### WHAT IS REQUIRED
Set down the data below from its first line to the line holding "Chart.register(...registerables);", inclusive; omit all pictures.

### DATA FOR PROCESSING
+ + + +

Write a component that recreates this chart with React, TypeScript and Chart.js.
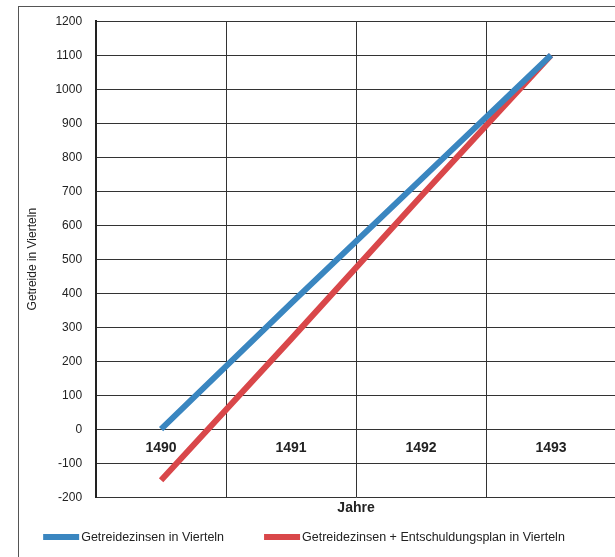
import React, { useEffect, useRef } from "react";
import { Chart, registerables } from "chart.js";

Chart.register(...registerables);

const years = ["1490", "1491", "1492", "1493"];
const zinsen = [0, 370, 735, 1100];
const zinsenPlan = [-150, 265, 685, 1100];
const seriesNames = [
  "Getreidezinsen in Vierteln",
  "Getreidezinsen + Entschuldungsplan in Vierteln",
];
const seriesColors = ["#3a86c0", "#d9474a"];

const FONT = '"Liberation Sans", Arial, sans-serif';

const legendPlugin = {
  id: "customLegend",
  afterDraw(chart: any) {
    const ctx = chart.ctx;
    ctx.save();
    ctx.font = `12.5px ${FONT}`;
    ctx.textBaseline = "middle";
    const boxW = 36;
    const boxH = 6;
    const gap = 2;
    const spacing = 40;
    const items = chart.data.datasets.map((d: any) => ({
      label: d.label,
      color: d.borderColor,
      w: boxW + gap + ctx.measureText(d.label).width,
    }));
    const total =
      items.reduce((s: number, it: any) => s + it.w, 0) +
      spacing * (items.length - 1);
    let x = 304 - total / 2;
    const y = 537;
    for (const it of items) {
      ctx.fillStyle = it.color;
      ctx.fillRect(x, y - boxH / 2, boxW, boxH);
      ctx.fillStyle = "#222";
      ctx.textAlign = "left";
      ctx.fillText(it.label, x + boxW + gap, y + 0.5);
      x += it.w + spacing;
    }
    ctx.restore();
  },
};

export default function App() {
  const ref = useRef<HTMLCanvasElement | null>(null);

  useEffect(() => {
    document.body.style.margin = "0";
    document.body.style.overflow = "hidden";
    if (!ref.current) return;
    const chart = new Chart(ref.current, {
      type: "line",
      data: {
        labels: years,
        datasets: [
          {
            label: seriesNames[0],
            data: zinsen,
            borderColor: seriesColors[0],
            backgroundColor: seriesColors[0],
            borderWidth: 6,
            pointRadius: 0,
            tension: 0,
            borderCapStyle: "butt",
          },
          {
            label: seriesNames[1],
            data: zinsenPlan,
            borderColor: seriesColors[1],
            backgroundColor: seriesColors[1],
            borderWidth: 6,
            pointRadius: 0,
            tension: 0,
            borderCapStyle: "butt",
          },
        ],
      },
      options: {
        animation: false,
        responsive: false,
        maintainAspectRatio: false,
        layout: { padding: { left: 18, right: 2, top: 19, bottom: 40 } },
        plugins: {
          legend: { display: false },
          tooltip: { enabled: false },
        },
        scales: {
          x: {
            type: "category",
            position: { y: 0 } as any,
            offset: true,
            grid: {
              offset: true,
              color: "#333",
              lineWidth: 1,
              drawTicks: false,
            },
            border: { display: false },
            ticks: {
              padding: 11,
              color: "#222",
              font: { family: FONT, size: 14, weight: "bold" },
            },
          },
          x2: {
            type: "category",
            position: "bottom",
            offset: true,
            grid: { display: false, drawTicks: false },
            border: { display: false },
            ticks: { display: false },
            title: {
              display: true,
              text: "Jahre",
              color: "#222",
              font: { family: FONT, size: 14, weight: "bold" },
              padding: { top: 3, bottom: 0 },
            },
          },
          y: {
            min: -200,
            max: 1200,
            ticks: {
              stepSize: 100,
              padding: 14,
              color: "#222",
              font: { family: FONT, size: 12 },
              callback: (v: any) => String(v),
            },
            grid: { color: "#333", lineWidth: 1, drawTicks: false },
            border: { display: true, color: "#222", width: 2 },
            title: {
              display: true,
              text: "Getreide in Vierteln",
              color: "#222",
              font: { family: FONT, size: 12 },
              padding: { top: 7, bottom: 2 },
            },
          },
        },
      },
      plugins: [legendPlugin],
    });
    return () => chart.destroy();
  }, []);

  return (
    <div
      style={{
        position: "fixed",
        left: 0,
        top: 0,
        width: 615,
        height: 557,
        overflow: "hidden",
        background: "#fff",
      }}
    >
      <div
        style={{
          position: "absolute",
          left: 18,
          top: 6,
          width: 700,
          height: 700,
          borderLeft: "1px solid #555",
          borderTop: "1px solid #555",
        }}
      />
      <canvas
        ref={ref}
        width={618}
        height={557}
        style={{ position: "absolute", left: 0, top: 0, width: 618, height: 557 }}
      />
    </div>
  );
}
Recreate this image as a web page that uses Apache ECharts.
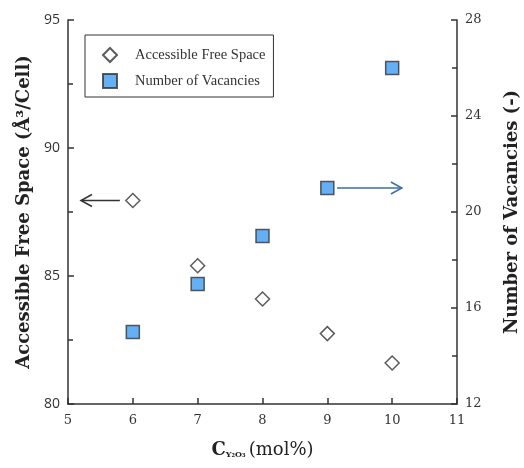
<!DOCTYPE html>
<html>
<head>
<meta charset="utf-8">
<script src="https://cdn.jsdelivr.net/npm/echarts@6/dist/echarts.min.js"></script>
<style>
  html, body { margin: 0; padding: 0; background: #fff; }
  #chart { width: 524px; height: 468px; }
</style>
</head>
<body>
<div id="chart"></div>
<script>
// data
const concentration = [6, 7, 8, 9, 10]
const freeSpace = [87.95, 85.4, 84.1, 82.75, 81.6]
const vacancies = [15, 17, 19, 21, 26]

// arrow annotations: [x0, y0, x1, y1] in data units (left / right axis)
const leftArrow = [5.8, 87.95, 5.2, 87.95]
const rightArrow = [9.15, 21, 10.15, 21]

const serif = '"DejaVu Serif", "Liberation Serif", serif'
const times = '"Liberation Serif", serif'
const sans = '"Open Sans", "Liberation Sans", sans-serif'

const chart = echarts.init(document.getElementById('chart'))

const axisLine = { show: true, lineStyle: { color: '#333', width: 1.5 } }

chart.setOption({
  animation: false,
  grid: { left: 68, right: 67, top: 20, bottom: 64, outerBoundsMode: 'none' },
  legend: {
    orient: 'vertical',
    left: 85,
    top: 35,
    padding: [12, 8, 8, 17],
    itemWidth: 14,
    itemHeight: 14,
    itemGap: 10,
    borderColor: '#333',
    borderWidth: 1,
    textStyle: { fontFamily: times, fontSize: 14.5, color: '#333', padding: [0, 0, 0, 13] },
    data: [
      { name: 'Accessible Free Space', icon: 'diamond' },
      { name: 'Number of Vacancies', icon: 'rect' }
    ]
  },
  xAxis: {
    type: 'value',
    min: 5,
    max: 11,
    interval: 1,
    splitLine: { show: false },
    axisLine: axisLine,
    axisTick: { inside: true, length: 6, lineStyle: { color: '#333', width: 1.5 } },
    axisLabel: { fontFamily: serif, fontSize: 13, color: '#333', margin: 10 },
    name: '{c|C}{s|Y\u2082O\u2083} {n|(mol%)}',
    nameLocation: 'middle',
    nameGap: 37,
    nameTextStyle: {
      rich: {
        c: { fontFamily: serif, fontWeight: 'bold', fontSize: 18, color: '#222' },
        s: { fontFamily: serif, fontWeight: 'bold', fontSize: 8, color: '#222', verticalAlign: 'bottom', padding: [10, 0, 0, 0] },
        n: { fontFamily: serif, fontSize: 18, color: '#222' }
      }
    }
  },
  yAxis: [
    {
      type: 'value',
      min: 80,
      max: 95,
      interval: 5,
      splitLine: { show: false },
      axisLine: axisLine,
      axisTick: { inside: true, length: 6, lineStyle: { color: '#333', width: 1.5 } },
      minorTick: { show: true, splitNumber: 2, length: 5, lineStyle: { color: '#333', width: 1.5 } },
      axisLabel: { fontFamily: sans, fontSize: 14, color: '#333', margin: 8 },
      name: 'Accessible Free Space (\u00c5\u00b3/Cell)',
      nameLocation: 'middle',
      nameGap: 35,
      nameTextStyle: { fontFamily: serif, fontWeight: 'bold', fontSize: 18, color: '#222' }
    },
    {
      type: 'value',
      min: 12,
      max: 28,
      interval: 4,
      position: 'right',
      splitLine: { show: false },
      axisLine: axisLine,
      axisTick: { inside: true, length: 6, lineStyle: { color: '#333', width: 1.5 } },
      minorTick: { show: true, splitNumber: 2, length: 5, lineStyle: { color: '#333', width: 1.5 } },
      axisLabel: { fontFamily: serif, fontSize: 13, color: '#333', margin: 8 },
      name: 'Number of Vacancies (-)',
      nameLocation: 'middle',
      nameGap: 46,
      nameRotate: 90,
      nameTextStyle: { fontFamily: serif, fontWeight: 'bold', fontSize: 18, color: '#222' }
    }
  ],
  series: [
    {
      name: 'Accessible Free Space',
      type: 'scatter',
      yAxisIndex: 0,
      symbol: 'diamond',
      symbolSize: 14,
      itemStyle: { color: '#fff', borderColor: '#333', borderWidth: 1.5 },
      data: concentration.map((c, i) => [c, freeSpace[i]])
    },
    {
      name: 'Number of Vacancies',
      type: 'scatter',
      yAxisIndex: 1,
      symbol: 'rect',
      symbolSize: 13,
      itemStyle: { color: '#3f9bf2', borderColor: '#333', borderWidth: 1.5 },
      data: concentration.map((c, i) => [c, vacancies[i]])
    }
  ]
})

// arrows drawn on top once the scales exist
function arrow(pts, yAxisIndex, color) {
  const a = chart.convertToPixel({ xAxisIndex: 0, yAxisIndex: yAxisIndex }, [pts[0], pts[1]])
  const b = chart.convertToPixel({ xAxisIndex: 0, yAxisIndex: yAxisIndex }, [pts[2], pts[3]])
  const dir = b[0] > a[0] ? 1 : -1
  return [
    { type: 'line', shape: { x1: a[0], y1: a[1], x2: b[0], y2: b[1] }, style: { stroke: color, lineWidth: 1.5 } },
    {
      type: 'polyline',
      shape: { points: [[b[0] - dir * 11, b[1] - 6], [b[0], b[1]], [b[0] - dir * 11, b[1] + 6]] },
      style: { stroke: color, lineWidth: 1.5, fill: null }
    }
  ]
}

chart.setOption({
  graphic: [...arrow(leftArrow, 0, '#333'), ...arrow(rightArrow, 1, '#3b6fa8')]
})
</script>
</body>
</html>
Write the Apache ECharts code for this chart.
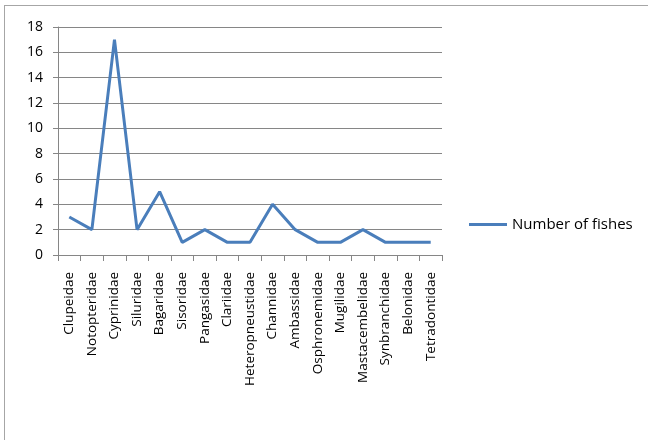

+ + + +

### ANSWER TO THIS TASK
Write a component that recreates this chart with React, TypeScript and Chart.js.
import React, { useEffect, useRef } from "react";
import { Chart, registerables } from "chart.js";

Chart.register(...registerables);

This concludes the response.